Rows from a dataset of charts and code:
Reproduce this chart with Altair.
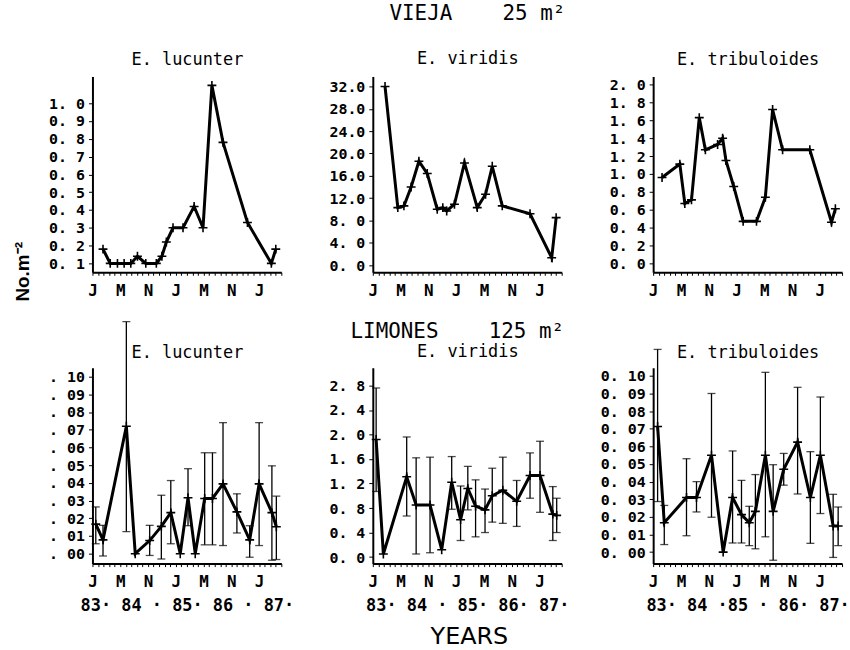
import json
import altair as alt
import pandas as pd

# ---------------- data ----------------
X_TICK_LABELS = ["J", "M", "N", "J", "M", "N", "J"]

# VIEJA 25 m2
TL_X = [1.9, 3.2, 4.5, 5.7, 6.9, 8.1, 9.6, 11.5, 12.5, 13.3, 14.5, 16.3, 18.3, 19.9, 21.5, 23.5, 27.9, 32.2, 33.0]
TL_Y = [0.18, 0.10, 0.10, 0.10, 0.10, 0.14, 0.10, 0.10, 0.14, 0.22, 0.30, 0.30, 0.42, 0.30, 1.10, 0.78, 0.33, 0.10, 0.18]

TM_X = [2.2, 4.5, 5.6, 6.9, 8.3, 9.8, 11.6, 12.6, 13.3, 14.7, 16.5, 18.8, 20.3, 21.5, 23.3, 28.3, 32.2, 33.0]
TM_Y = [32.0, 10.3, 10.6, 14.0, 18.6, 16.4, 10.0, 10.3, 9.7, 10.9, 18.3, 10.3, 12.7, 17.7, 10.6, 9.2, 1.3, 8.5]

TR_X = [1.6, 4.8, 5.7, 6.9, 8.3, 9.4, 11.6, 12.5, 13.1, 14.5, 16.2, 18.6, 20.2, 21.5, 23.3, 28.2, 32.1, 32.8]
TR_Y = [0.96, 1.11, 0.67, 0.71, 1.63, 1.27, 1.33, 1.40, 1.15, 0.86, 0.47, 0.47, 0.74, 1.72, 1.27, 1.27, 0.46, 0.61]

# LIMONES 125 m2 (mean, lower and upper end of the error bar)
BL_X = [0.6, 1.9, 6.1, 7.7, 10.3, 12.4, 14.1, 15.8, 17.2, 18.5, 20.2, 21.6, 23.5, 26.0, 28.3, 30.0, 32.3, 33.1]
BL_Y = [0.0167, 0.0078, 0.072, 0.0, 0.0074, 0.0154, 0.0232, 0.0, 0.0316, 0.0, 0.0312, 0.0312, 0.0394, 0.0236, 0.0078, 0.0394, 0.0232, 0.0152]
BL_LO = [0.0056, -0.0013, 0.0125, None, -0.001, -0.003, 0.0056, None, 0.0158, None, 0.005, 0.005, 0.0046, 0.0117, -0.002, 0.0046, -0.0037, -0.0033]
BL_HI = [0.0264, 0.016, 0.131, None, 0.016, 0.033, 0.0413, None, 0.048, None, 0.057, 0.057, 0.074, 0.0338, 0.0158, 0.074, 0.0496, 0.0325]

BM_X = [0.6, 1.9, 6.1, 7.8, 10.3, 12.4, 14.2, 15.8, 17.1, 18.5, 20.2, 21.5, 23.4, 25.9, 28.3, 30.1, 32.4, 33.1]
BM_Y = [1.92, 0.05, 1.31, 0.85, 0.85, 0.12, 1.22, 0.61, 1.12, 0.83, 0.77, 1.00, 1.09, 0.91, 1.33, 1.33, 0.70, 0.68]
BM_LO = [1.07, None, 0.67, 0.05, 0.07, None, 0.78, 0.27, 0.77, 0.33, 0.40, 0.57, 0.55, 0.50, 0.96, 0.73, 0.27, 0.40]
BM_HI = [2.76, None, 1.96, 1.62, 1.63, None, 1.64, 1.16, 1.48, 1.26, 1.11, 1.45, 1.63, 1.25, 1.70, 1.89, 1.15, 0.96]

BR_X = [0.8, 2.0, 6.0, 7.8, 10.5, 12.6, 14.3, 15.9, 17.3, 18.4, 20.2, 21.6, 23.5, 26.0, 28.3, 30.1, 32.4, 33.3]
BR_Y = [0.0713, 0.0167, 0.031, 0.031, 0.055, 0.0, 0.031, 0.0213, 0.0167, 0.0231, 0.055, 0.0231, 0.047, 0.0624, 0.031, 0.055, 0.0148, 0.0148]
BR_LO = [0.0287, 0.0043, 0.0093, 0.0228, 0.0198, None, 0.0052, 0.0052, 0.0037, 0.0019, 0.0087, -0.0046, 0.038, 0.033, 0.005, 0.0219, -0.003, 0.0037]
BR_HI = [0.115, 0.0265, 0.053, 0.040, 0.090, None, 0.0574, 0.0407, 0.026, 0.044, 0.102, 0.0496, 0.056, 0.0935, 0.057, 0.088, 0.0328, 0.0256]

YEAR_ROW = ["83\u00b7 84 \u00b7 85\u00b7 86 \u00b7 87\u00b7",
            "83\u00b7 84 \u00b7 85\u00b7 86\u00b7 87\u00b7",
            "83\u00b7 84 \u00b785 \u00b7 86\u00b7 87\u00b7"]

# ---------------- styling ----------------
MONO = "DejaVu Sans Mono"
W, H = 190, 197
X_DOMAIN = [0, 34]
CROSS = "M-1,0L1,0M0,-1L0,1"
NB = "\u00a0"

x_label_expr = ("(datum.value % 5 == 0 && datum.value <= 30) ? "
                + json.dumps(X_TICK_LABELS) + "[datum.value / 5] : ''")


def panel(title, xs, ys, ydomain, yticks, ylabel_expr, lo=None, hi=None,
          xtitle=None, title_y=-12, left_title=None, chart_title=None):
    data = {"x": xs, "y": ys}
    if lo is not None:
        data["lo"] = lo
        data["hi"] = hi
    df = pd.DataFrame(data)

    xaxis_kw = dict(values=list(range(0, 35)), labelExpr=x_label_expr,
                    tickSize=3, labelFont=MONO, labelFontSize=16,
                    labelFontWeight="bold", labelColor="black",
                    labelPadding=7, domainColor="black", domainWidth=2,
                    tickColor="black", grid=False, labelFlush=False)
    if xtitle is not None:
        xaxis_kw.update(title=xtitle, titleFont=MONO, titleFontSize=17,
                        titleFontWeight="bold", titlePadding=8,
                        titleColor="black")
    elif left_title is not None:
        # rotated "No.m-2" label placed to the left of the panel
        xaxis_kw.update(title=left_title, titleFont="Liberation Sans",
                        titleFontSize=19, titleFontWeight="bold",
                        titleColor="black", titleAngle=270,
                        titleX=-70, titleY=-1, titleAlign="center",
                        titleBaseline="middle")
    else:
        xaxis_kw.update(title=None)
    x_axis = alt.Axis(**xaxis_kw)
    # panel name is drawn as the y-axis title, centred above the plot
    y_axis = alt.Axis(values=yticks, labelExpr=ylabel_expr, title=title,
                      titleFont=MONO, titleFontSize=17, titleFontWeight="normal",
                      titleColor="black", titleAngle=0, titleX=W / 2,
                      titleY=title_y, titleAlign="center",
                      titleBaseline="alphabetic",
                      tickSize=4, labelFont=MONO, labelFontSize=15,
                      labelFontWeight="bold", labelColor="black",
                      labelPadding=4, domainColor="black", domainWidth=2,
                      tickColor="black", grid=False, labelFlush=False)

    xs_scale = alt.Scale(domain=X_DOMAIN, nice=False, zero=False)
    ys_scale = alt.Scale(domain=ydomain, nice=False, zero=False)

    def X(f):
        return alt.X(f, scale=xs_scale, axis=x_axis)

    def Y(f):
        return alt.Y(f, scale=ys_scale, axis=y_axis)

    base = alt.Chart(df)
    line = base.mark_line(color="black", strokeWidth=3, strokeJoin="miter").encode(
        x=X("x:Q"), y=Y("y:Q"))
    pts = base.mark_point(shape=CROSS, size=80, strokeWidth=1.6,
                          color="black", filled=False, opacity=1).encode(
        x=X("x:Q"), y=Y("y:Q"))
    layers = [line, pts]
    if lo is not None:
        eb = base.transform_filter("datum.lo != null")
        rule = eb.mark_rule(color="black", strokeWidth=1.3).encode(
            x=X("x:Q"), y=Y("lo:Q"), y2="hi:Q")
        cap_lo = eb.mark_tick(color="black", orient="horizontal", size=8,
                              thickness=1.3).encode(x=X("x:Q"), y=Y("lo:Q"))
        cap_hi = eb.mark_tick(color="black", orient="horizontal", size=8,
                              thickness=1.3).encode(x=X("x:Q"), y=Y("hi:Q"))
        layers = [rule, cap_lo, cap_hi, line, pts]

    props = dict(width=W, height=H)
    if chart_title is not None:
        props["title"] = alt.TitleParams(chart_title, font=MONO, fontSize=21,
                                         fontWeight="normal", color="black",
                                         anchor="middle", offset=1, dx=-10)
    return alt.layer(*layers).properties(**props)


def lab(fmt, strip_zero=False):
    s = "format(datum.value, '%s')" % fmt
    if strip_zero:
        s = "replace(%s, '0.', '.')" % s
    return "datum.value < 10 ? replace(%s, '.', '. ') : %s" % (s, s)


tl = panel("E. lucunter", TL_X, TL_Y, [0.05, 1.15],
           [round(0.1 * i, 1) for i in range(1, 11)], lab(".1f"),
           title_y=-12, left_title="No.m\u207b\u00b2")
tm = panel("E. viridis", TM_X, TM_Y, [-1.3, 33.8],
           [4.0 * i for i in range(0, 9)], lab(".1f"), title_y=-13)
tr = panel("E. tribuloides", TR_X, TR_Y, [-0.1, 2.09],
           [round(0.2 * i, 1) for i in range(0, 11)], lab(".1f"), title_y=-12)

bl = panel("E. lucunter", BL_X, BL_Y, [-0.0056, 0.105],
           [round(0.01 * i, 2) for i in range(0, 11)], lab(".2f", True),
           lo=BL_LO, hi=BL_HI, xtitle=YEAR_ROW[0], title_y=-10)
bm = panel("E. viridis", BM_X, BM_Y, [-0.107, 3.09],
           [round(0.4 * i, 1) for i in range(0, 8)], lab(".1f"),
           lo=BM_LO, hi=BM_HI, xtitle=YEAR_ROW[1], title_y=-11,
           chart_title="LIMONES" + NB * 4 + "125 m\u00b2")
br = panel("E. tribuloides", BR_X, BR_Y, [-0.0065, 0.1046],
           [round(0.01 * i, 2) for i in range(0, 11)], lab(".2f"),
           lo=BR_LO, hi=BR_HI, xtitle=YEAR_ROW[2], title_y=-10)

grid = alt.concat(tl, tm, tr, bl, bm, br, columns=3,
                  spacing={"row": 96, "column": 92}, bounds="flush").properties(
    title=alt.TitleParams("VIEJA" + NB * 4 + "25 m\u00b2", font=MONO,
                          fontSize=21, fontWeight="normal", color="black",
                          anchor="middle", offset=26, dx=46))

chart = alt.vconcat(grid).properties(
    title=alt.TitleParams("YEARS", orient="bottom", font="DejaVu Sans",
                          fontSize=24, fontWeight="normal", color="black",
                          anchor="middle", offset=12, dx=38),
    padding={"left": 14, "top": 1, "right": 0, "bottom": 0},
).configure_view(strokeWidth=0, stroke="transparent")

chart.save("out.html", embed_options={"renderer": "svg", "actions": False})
* * *
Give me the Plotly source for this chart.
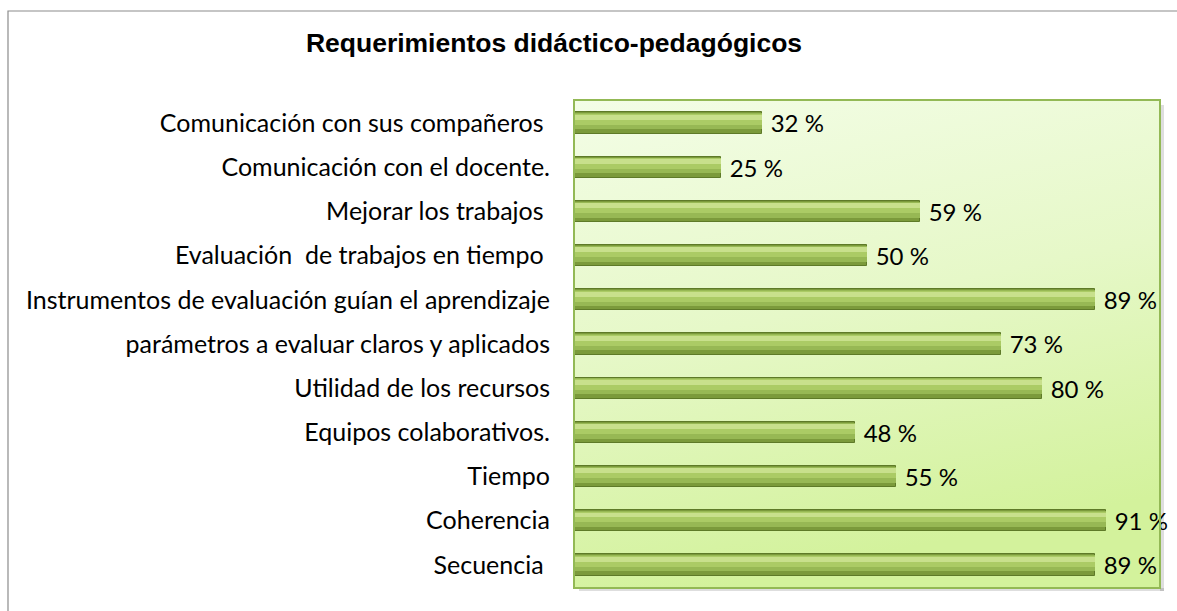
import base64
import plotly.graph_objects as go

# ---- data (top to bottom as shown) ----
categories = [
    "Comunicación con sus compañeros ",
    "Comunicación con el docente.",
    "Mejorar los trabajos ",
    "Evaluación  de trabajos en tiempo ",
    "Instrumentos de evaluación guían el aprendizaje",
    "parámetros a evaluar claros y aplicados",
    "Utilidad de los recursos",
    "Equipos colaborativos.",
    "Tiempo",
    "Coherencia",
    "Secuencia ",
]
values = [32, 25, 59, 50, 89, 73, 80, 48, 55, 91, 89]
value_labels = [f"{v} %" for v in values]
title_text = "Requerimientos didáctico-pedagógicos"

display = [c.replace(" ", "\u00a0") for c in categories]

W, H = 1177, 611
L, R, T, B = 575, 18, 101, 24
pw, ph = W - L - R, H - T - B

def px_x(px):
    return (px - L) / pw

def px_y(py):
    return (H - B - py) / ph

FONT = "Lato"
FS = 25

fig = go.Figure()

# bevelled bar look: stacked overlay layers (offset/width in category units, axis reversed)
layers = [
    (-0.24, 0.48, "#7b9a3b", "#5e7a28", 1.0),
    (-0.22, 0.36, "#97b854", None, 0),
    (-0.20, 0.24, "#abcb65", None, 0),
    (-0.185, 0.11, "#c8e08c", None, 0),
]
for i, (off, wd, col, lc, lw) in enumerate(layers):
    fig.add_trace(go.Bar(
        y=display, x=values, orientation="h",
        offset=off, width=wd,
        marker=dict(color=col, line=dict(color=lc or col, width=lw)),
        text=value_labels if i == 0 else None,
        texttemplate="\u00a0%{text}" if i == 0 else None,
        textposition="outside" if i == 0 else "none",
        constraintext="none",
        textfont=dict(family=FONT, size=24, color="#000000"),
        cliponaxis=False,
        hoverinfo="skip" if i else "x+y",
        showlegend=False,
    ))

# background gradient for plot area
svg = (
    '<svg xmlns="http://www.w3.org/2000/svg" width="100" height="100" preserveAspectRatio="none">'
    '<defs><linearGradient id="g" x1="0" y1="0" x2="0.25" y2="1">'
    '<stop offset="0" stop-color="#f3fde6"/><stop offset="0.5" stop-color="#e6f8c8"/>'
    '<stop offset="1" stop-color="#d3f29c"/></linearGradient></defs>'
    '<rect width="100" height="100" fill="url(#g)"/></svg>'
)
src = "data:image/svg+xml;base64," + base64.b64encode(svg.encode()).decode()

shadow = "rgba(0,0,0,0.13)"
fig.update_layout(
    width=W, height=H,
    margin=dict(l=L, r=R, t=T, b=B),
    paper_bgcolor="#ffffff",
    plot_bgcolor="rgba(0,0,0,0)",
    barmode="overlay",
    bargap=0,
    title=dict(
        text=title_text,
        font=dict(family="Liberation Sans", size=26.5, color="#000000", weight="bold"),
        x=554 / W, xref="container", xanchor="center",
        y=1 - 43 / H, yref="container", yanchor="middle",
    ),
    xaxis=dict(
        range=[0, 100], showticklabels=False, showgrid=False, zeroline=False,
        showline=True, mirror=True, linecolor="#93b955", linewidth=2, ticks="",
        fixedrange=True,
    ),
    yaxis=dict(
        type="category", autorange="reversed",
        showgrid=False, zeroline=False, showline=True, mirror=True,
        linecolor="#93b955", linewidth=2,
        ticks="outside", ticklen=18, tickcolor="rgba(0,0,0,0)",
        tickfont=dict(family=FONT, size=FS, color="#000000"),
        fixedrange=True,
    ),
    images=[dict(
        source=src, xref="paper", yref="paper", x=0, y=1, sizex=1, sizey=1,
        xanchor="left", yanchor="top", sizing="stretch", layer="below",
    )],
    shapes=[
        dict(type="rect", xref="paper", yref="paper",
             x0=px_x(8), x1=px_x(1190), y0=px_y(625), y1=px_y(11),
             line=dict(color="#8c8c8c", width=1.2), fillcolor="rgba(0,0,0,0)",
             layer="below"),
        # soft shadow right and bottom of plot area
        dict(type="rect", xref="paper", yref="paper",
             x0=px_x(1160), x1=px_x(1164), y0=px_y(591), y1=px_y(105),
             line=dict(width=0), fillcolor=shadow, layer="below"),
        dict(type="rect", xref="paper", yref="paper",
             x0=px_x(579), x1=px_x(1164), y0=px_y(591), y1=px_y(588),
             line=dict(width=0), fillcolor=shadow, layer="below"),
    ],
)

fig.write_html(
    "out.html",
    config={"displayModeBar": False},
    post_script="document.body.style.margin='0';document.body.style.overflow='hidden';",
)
---
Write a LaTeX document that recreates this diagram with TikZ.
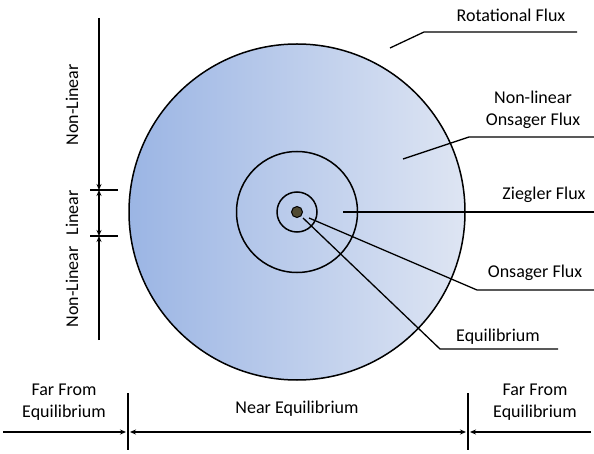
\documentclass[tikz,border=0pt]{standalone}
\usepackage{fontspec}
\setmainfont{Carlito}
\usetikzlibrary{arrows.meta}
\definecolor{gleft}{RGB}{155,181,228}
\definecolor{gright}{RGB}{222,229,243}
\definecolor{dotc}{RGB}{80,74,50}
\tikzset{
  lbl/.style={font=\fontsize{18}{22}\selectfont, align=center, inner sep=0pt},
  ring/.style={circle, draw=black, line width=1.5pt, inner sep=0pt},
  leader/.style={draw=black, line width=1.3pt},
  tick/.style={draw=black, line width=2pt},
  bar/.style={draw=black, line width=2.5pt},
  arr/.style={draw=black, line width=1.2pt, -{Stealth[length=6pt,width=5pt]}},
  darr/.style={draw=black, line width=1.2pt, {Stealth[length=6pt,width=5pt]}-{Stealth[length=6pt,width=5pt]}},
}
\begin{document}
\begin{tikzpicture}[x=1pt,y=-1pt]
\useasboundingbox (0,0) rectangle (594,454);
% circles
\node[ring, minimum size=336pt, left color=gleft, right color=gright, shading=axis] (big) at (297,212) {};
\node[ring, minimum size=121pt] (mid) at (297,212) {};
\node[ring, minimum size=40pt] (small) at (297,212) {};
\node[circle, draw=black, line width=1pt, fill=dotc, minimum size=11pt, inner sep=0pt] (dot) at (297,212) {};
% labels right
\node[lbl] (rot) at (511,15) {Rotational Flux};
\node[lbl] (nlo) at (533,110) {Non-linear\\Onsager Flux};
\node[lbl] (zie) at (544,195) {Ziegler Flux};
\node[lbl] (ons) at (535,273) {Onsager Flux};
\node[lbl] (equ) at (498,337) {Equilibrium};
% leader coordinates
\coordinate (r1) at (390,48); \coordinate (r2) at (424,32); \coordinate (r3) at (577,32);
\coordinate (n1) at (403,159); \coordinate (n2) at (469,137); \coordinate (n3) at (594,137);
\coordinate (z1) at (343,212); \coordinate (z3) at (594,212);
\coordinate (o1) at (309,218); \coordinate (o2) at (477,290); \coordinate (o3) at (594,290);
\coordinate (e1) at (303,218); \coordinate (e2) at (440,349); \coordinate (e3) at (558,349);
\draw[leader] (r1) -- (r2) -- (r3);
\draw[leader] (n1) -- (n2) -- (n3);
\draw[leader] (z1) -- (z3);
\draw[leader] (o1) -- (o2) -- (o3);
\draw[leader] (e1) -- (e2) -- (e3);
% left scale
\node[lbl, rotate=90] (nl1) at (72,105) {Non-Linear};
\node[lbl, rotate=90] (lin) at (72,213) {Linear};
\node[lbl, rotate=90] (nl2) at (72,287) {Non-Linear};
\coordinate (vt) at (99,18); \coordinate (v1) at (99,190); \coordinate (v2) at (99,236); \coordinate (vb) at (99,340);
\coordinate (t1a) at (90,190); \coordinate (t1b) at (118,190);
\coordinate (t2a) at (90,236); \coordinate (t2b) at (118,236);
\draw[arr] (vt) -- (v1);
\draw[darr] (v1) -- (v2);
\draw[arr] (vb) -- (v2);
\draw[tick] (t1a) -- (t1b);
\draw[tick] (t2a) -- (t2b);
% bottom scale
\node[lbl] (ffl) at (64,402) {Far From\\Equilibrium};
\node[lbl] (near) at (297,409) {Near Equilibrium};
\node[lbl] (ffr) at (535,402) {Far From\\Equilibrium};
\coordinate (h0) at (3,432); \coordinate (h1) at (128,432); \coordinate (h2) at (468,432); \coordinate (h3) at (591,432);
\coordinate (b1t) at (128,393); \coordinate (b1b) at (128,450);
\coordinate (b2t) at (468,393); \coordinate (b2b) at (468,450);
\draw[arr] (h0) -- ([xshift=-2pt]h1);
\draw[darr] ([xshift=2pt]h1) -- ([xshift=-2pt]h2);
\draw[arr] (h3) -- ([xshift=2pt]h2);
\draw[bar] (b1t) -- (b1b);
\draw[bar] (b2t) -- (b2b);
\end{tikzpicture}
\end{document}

Work to complete –
Beginning at the line above that contains "Give me the Plotly source for this chart.", repeat each line exactly through the one that contains "return (H - B - py) / ph", and leave out the pictures.

Full response –
Give me the Plotly source for this chart.
import base64
import plotly.graph_objects as go

# ---- data (top to bottom as shown) ----
categories = [
    "Comunicación con sus compañeros ",
    "Comunicación con el docente.",
    "Mejorar los trabajos ",
    "Evaluación  de trabajos en tiempo ",
    "Instrumentos de evaluación guían el aprendizaje",
    "parámetros a evaluar claros y aplicados",
    "Utilidad de los recursos",
    "Equipos colaborativos.",
    "Tiempo",
    "Coherencia",
    "Secuencia ",
]
values = [32, 25, 59, 50, 89, 73, 80, 48, 55, 91, 89]
value_labels = [f"{v} %" for v in values]
title_text = "Requerimientos didáctico-pedagógicos"

display = [c.replace(" ", "\u00a0") for c in categories]

W, H = 1177, 611
L, R, T, B = 575, 18, 101, 24
pw, ph = W - L - R, H - T - B

def px_x(px):
    return (px - L) / pw

def px_y(py):
    return (H - B - py) / ph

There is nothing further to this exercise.